Le diplomate légitime la réforme constitutionnelle et les « efforts » faits en direction des Métis et des Indiens en replaçant cette évolution dans le contexte du « grand apartheid » et en adoptant la logique idéologique proposée par le gouvernement de Pretoria : la population noire bénéficie de droits politiques au sein de chaque bantoustan, il n’y a donc pas lieu qu’ils jouissent de droits dans la vie politique de l’Afrique du Sud, pays qui n’est plus le leur... Et le diplomate se hâtant de préciser que « ces bantoustans ont des ressources et un niveau de vie supérieur à celui de bien d’autres Etats africains 544  »…

Quant au sort des Noirs habitant dans les zones urbaines, le diplomate annonce « qu’une porte reste ouverte 545».

Il est intéressant de constater que cette période de réformes (à l’égard du statut des Indiens et des Métis) déstabilisa, dans une certaine mesure, des observateurs pourtant très critiques à l’égard du système d’apartheid mais reconnaissant qu’une évolution est bien visible dans le pays :

‘« On peut se demander dans quelle mesure la solution bantoustan condamnable dans sa formule actuelle, ne deviendrait pas viable dans l’hypothèse d’une Confédération sud-africaine multiraciale, s’inspirant du système des cantons helvétiques […]. Une évolution est en cours en Afrique du Sud. Comment hâter cette évolution en tenant compte de toutes les données est une bonne question. Les racines de l’apartheid sont trop profondes et trop anciennes pour que cette évolution se fasse rapidement, à moins d’une révolution qui tournerait au bain de sang et à la ruine de ce pays prospère 546  ».’

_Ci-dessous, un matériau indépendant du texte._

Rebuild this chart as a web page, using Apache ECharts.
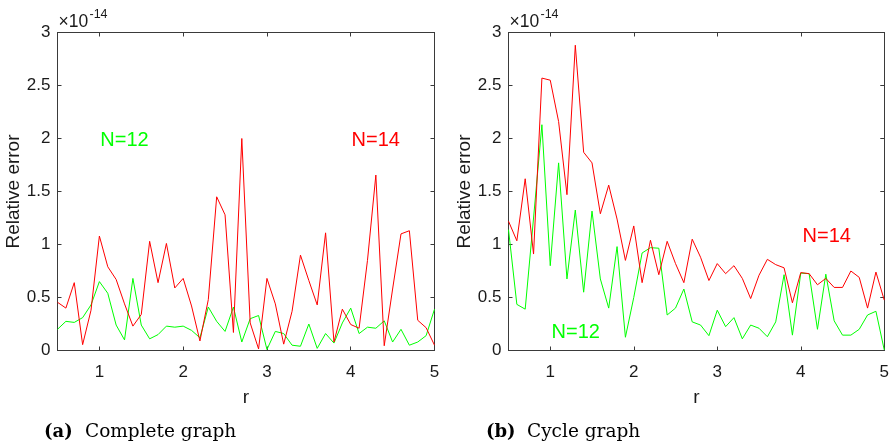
<!DOCTYPE html>
<html>
<head>
<meta charset="utf-8">
<script src="https://cdn.jsdelivr.net/npm/echarts@6/dist/echarts.min.js"></script>
<style>html,body{margin:0;padding:0;background:#fff}#c{width:892px;height:446px}</style>
</head>
<body>
<div id="c"></div>
<script>
var rValues = [0.5,0.6,0.7,0.8,0.9,1.0,1.1,1.2,1.3,1.4,1.5,1.6,1.7,1.8,1.9,2.0,2.1,2.2,2.3,2.4,2.5,2.6,2.7,2.8,2.9,3.0,3.1,3.2,3.3,3.4,3.5,3.6,3.7,3.8,3.9,4.0,4.1,4.2,4.3,4.4,4.5,4.6,4.7,4.8,4.9,5.0];
var xTicks = [1,2,3,4,5];
var yTicks = [0,0.5,1,1.5,2,2.5,3];
// values in units of 1e-14
var completeN12 = [0.20,0.275,0.265,0.31,0.43,0.65, 0.54,0.24,0.10,0.68,0.24,0.11,0.15,0.23,0.22,0.23, 0.19,0.12,0.41,0.275,0.18,0.41,0.08,0.30,0.33,0.01, 0.18,0.16,0.05,0.04,0.25,0.02,0.16,0.07,0.26,0.40, 0.16,0.22,0.21,0.28,0.08,0.20,0.05,0.08,0.14,0.39];
var completeN14 = [0.455,0.40,0.64,0.055,0.38,1.08, 0.79,0.67,0.44,0.23,0.34,1.03,0.64,1.01,0.59,0.68, 0.42,0.09,0.48,1.45,1.28,0.17,2.0,0.26,0.015,0.68, 0.44,0.06,0.37,0.90,0.66,0.43,1.11,0.08,0.39,0.245, 0.21,0.85,1.655,0.045,0.58,1.10,1.13,0.285,0.215,0.05];
var cycleN12 = [1.14,0.435,0.39,1.25,2.13,0.80, 1.77,0.675,1.325,0.55,1.315,0.675,0.40,0.98,0.125,0.50, 0.92,0.97,0.965,0.335,0.40,0.58,0.27,0.24,0.14,0.38, 0.225,0.31,0.11,0.24,0.21,0.13,0.27,0.715,0.145,0.73, 0.725,0.20,0.72,0.28,0.145,0.145,0.20,0.335,0.37,0.005];
var cycleN14 = [1.22,1.035,1.62,0.91,2.57,2.55, 2.16,1.47,2.88,1.87,1.77,1.29,1.56,1.24,0.85,1.175, 0.64,1.04,0.715,1.03,0.82,0.64,1.05,0.88,0.66,0.82, 0.725,0.80,0.68,0.49,0.71,0.86,0.81,0.78,0.45,0.735, 0.725,0.62,0.68,0.595,0.595,0.75,0.69,0.40,0.74,0.475];

var GREEN = '#00ff00', RED = '#ff0000';
var AX = '#3a3a3a', TXT = '#1a1a1a';
var FONT = '"Liberation Sans", Arial, sans-serif';

function pairs(vals){ return rValues.map(function(r,i){ return [r, vals[i]]; }); }

function xAx(grid, top){
  return {
    type:'value', gridIndex:grid, position: top ? 'top' : 'bottom',
    min:0.5, max:5,
    axisLine:{show:true, onZero:false, lineStyle:{color:AX, width:1}},
    axisTick:{show:true, inside:true, length:4, customValues:xTicks, lineStyle:{color:AX}},
    axisLabel: top ? {show:false} : {show:true, customValues:xTicks, margin:13, color:TXT, fontSize:17, fontFamily:FONT},
    splitLine:{show:false},
    name: top ? '' : 'r', nameLocation:'middle', nameGap:38,
    nameTextStyle:{color:TXT, fontSize:19, fontFamily:FONT}
  };
}
function yAx(grid, right){
  return {
    type:'value', gridIndex:grid, position: right ? 'right' : 'left',
    min:0, max:3, interval:0.5,
    axisLine:{show:true, onZero:false, lineStyle:{color:AX, width:1}},
    axisTick:{show:true, inside:true, length:4, lineStyle:{color:AX}},
    axisLabel: right ? {show:false} : {show:true, margin:7, color:TXT, fontSize:17, fontFamily:FONT},
    splitLine:{show:false},
    name: right ? '' : 'Relative error', nameLocation:'middle', nameGap:34,
    nameTextStyle:{color:TXT, fontSize:19, fontFamily:FONT}
  };
}
function line(vals, color, xi, yi){
  return {type:'line', data:pairs(vals), xAxisIndex:xi, yAxisIndex:yi, showSymbol:false, symbol:'none',
    lineStyle:{color:color, width:1}, itemStyle:{color:color}, z:2};
}
function txt(x, y, s, size, color, family, weight, align){
  return {type:'text', x:x, y:y, silent:true,
    style:{text:s, fill:color, font:(weight||'normal')+' '+size+'px '+(family||FONT), align:align||'center', verticalAlign:'middle'}};
}

var chart = echarts.init(document.getElementById('c'), null, {renderer:'canvas'});
chart.setOption({
  animation:false,
  backgroundColor:'#ffffff',
  grid:[
    {left:57.5, top:32.5, width:377, height:318},
    {left:508.5, top:32.5, width:377, height:318}
  ],
  xAxis:[xAx(0,false), xAx(0,true), xAx(1,false), xAx(1,true)],
  yAxis:[yAx(0,false), yAx(0,true), yAx(1,false), yAx(1,true)],
  series:[
    line(completeN12, GREEN, 0, 0),
    line(completeN14, RED, 0, 0),
    line(cycleN12, GREEN, 2, 2),
    line(cycleN14, RED, 2, 2)
  ],
  graphic:[
    txt(58.5, 22, '\u00d710', 17.5, TXT, FONT, 'normal', 'left'),
    txt(89.5, 15, '-14', 12.5, TXT, FONT, 'normal', 'left'),
    txt(509.5, 22, '\u00d710', 17.5, TXT, FONT, 'normal', 'left'),
    txt(540.5, 15, '-14', 12.5, TXT, FONT, 'normal', 'left'),
    txt(124.5, 140, 'N=12', 20, GREEN),
    txt(375.8, 140, 'N=14', 20, RED),
    txt(826.8, 236, 'N=14', 20, RED),
    txt(575.7, 332, 'N=12', 20, GREEN),
    txt(44, 432, '(a)', 18, '#000', '"DejaVu Serif", serif', 'bold', 'left'),
    txt(85, 432, 'Complete graph', 18.5, '#000', '"DejaVu Serif", serif', 'normal', 'left'),
    txt(486, 432, '(b)', 18, '#000', '"DejaVu Serif", serif', 'bold', 'left'),
    txt(527, 432, 'Cycle graph', 18.5, '#000', '"DejaVu Serif", serif', 'normal', 'left')
  ]
});
</script>
</body>
</html>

Mais l’Afrique du Sud n’est pas la Suisse et les statuts accordés à chaque groupe restent profondément inégaux…

Notes
536.

Le projet de Constitution fut approuvé à 65,95% (avec une participation de 76,5%)

537.

Dans le cadre de la mise en place de la nouvelle Constitution en septembre 1984, Pieter Botha devient le premier président de la République associant les prérogatives de chef de l’Etat et les pouvoirs de chef de gouvernement. Il dispose ainsi de pouvoirs décisionnels accrus comme la proclamation de l’état d’urgence.

538.

J.FICATIER, « Apartheid quotidien », La Croix, 19-20 février 1984, p. 2.

539.

« La Constitution et les élections condamnées par l’ONU », La Croix, 21 août 1984, p. 5. Il s’agit de la Résolution 554 adoptée le 17 août 1984 à 13 voix contre 0 et avec 2 abstentions (Etats-Unis et Grande-Bretagne).

540.

Différentes personnalités seront le moteur du Front démocratique uni. Citons par exemple Allan Boesak et Desmond Tutu.

541.

« Un parlement pour les métis sud-africains », La Croix, 22 août 1984, p. 5.

542.

Noël DARBROZ, « Les élections en Afrique du Sud : les Métis votent, l’apartheid reste », La Croix, 24 août 1984, 1ère page.

543.

Noël DARBROZ, « Entretien avec un diplomate sud-africain : la porte reste ouverte aux Noirs », La Croix, 24 août 1984, p. 3.

544.

Ibid.

545.

Ibid.

546.

Noël DARBROZ, « Une confédération multiraciale ? », La Croix, 24 août 1984, p. 3.